# 10-MobileNet

[1.Depth-Wise Convolution](#1)
  - [1-1.Standard Convolution](#1-1)
  - [1-2.Depthwise Convoluton](#1-2)

[2.Point-Wise Convolution](#2)

[3.Depth-Wise Separable Convolution](#3)

[4.MobileNet](#4)

[5.Training](#5)
 - [5-1.Hyper Parameters](#5-1)
 - [5-2.5-2.Load Dataset](#5-2)
 - [5-3.Train & Valid functions](#5-3)
 - [5-4.Training iteration](#5-4)

[6.Conv MobileNet](#6)

In [None]:
import os
import cv2
import torch
import albumentations as A
import matplotlib.pyplot as plt

from torch import nn
from tqdm import tqdm
from torchsummary import summary
from albumentations.pytorch import ToTensorV2
from torch.utils.data import Dataset, DataLoader
from sklearn.model_selection import train_test_split
from torch.optim.lr_scheduler import ReduceLROnPlateau

<a id="1"></a>
## 1.Depth Wise Convoltion

일반적인 Convolution은 입력된 이미지의 채널과 같은 크기의 채널로 구성된 필터를 적용한다.
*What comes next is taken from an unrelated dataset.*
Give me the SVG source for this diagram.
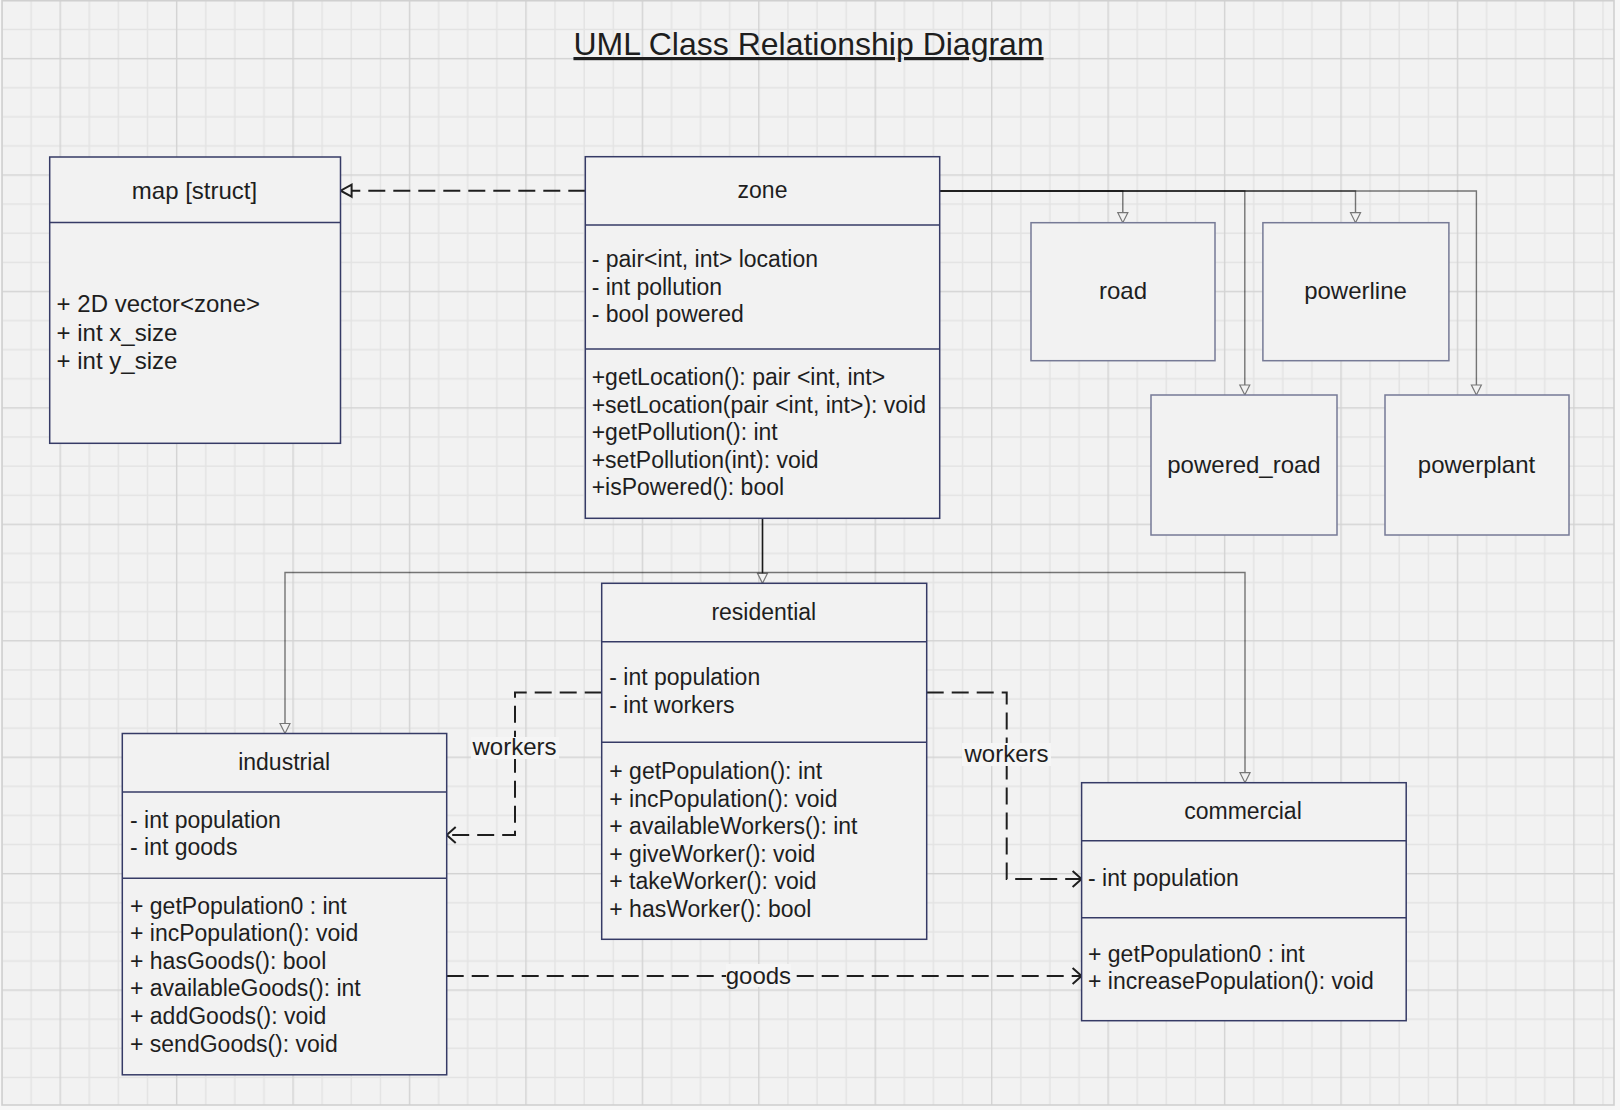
<svg xmlns="http://www.w3.org/2000/svg" width="1620" height="1110" viewBox="0 0 1620 1110">
<style>
.t{font-family:"Liberation Sans",Arial,Helvetica,sans-serif;fill:#1e1e1e}
.h{font-size:23px;text-anchor:middle}
.m{font-size:23px}
.l{font-size:24px}
.c{text-anchor:middle}
.box{fill:#f2f2f2;stroke:#363b66;stroke-width:1.5}
.sbox{fill:#f2f2f2;stroke:#767a96;stroke-width:1.5}
.div{stroke:#363b66;stroke-width:1.5;fill:none}
.inh{fill:none;stroke:#000;stroke-opacity:.52;stroke-width:1.4;marker-end:url(#tri)}
.dep{fill:none;stroke:#1e1e1e;stroke-width:2;stroke-dasharray:17 8}
.lbg{fill:#f5f5f5}
</style>
<defs>
<pattern id="grid" patternUnits="userSpaceOnUse" x="59.5" y="57.9" width="116.44" height="116.44">
<rect width="116.44" height="116.44" fill="#f2f2f2"/>
<rect x="29.11" y="0" width="1.4" height="116.44" fill="#e3e3e3"/>
<rect x="58.22" y="0" width="1.4" height="116.44" fill="#e3e3e3"/>
<rect x="87.33" y="0" width="1.4" height="116.44" fill="#e3e3e3"/>
<rect x="0" y="29.11" width="116.44" height="1.4" fill="#e3e3e3"/>
<rect x="0" y="58.22" width="116.44" height="1.4" fill="#e3e3e3"/>
<rect x="0" y="87.33" width="116.44" height="1.4" fill="#e3e3e3"/>
<rect x="0" y="0" width="1.4" height="116.44" fill="#d3d3d3"/>
<rect x="0" y="0" width="116.44" height="1.4" fill="#d3d3d3"/>
</pattern>
<marker id="tri" markerUnits="userSpaceOnUse" markerWidth="14" markerHeight="14" refX="11" refY="6" orient="auto" overflow="visible">
<path d="M1,1 L11,6 L1,11 Z" fill="#f2f2f2" stroke="#777" stroke-width="1.2"/>
</marker>
<marker id="real" markerUnits="userSpaceOnUse" markerWidth="16" markerHeight="16" refX="12" refY="6" orient="auto" overflow="visible">
<path d="M1,0 L12,6 L1,12 Z" fill="#f2f2f2" stroke="#1e1e1e" stroke-width="2"/>
</marker>
<marker id="open" markerUnits="userSpaceOnUse" markerWidth="14" markerHeight="20" refX="11" refY="10" orient="auto" overflow="visible">
<path d="M2,2 L11,10 L2,18" fill="none" stroke="#1e1e1e" stroke-width="2"/>
</marker>
</defs>

<rect width="1620" height="1110" fill="#f7f7f7"/>
<rect x="2" y="0.7" width="1612" height="1104.3" fill="url(#grid)"/>
<rect x="2" y="0.7" width="1612" height="1104.3" fill="none" stroke="#d0d0d0" stroke-width="1.6"/>

<text class="t" x="808.5" y="55" font-size="32" text-anchor="middle" text-decoration="underline">UML Class Relationship Diagram</text>

<g id="connectors">
<path class="dep" d="M585.3,190.7 H340.6" marker-end="url(#real)"/>
<path class="inh" d="M939.7,191 H1122.8 V222.7"/>
<path class="inh" d="M939.7,191 H1244.8 V395"/>
<path class="inh" d="M939.7,191 H1355.5 V222.7"/>
<path class="inh" d="M939.7,191 H1476.4 V395"/>
<path class="inh" d="M762.5,518.3 V583.3"/>
<path class="inh" d="M762.5,518.3 V572.5 H285 V733.5"/>
<path class="inh" d="M762.5,518.3 V572.5 H1245 V782.7"/>
<path class="dep" d="M601.7,692.5 H515 V835 H446.7" marker-end="url(#open)"/>
<path class="dep" d="M926.7,692.5 H1006.7 V879 H1081.6" marker-end="url(#open)"/>
<path class="dep" d="M446.7,976 H1081.6" marker-end="url(#open)"/>
<rect class="lbg" x="471" y="737" width="88" height="22"/>
<text class="t l c" x="514.5" y="755.3">workers</text>
<rect class="lbg" x="962" y="743" width="89" height="23"/>
<text class="t l c" x="1006.5" y="762">workers</text>
<rect class="lbg" x="726" y="964" width="65" height="23"/>
<text class="t l c" x="758.4" y="984">goods</text>
</g>

<g id="map">
<rect class="box" x="49.7" y="157" width="290.8" height="286.3"/>
<line class="div" x1="49.7" y1="222.5" x2="340.5" y2="222.5"/>
<text class="t l c" x="194.5" y="198.5">map [struct]</text>
<text class="t l" x="56.6" y="311.7">+ 2D vector&lt;zone&gt;</text>
<text class="t l" x="56.6" y="340.5">+ int x_size</text>
<text class="t l" x="56.6" y="369.3">+ int y_size</text>
</g>

<g id="zone">
<rect class="box" x="585.3" y="156.7" width="354.4" height="361.6"/>
<line class="div" x1="585.3" y1="225" x2="939.7" y2="225"/>
<line class="div" x1="585.3" y1="349" x2="939.7" y2="349"/>
<text class="t h" x="762.5" y="198.3">zone</text>
<text class="t m" x="591.7" y="267.3">- pair&lt;int, int&gt; location</text>
<text class="t m" x="591.7" y="294.8">- int pollution</text>
<text class="t m" x="591.7" y="322.3">- bool powered</text>
<text class="t m" x="591.7" y="385">+getLocation(): pair &lt;int, int&gt;</text>
<text class="t m" x="591.7" y="412.6">+setLocation(pair &lt;int, int&gt;): void</text>
<text class="t m" x="591.7" y="440.2">+getPollution(): int</text>
<text class="t m" x="591.7" y="467.8">+setPollution(int): void</text>
<text class="t m" x="591.7" y="495.4">+isPowered(): bool</text>
</g>

<g id="road">
<rect class="sbox" x="1031" y="222.7" width="184" height="138"/>
<text class="t l c" x="1123" y="299.3">road</text>
</g>

<g id="powerline">
<rect class="sbox" x="1262.9" y="222.7" width="186" height="138"/>
<text class="t l c" x="1355.5" y="299.3">powerline</text>
</g>

<g id="powered_road">
<rect class="sbox" x="1151" y="395" width="186" height="140"/>
<text class="t l c" x="1244" y="472.7">powered_road</text>
</g>

<g id="powerplant">
<rect class="sbox" x="1385" y="395" width="184" height="140"/>
<text class="t l c" x="1476.5" y="472.7">powerplant</text>
</g>

<g id="residential">
<rect class="box" x="601.7" y="583.3" width="325" height="356"/>
<line class="div" x1="601.7" y1="641.7" x2="926.7" y2="641.7"/>
<line class="div" x1="601.7" y1="742.3" x2="926.7" y2="742.3"/>
<text class="t h" x="763.8" y="620">residential</text>
<text class="t m" x="609.3" y="685">- int population</text>
<text class="t m" x="609.3" y="713">- int workers</text>
<text class="t m" x="609.3" y="779">+ getPopulation(): int</text>
<text class="t m" x="609.3" y="806.6">+ incPopulation(): void</text>
<text class="t m" x="609.3" y="834.2">+ availableWorkers(): int</text>
<text class="t m" x="609.3" y="861.8">+ giveWorker(): void</text>
<text class="t m" x="609.3" y="889.4">+ takeWorker(): void</text>
<text class="t m" x="609.3" y="917">+ hasWorker(): bool</text>
</g>

<g id="industrial">
<rect class="box" x="122.3" y="733.5" width="324.4" height="341.3"/>
<line class="div" x1="122.3" y1="792.1" x2="446.7" y2="792.1"/>
<line class="div" x1="122.3" y1="878.2" x2="446.7" y2="878.2"/>
<text class="t h" x="284.2" y="770">industrial</text>
<text class="t m" x="130" y="827.5">- int population</text>
<text class="t m" x="130" y="855">- int goods</text>
<text class="t m" x="130" y="913.6">+ getPopulation0 : int</text>
<text class="t m" x="130" y="941.2">+ incPopulation(): void</text>
<text class="t m" x="130" y="968.8">+ hasGoods(): bool</text>
<text class="t m" x="130" y="996.4">+ availableGoods(): int</text>
<text class="t m" x="130" y="1024">+ addGoods(): void</text>
<text class="t m" x="130" y="1051.6">+ sendGoods(): void</text>
</g>

<g id="commercial">
<rect class="box" x="1081.6" y="782.7" width="324.6" height="238"/>
<line class="div" x1="1081.6" y1="840.7" x2="1406.2" y2="840.7"/>
<line class="div" x1="1081.6" y1="917.7" x2="1406.2" y2="917.7"/>
<text class="t h" x="1243" y="819.3">commercial</text>
<text class="t m" x="1088" y="886">- int population</text>
<text class="t m" x="1088" y="962.3">+ getPopulation0 : int</text>
<text class="t m" x="1088" y="989.3">+ increasePopulation(): void</text>
</g>
</svg>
반면, Depthwise convolution은 입력 이미지의 채널마다 하나의 필터가 적용된다.

따라서 더 작은 파라미터 수를 가지며, 입력의 height, width만 조절할 뿐, channel의 값은 변하지 않는다.

<a id="1-1"></a>
### 1-1.Standard Convolution

In [None]:
dummy_input = torch.randn(1, 3, 224, 224)

standard_conv = nn.Conv2d(in_channels=3, out_channels=64, kernel_size=3, stride=1, padding=1)
standard_output = standard_conv(dummy_input)
print(standard_output.shape)

In [None]:
num_params = sum(p.numel() for p in standard_conv.parameters()) ## 각 파라미터 텐서 p에 있는 원소의 총 개수

print(f"Output shape: {standard_output.shape}")
print(f"Number of parameters: {num_params}")

In [None]:
computation_complexity = (
    2 * 
    standard_output.shape[1] * ## num filters
    standard_output.shape[2] * ## height
    standard_output.shape[3] * ## width
    standard_conv.kernel_size[0] * ## filter size
    standard_conv.kernel_size[1] * ## filter size
    standard_conv.in_channels ## input channels
)

print(f"computation_complexity: {computation_complexity}")

<a id="1-2"></a>
### 1-2.Depthwise Convolution

In [None]:
depth_wise_conv = nn.Conv2d(in_channels=3, out_channels=3, kernel_size=3, stride=1, padding=1, groups=3)
depth_wise_output = depth_wise_conv(dummy_input)
print(depth_wise_output.shape)

In [None]:
num_params = sum(p.numel() for p in depth_wise_conv.parameters()) ## 각 파라미터 텐서 p에 있는 원소의 총 개수

print(f"Output shape: {depth_wise_output.shape}")
print(f"Number of parameters: {num_params}")

In [None]:
output_height, output_width = depth_wise_output.shape[2], depth_wise_output.shape[3]
computation_complexity = 3 * 3 * 3 * output_height * output_width
print(f"Computation complexity: {computation_complexity}")

<a id="2"></a>
## 2.Pointwise Convolution

이전 내용에서도 몇 번 사용했던, $1\times 1$ convolution으로, 입력되는 채널의 값이 depthwise convolution의 out_channels와 같기 때문에, 해상도의 크기는 조정되지 않는다.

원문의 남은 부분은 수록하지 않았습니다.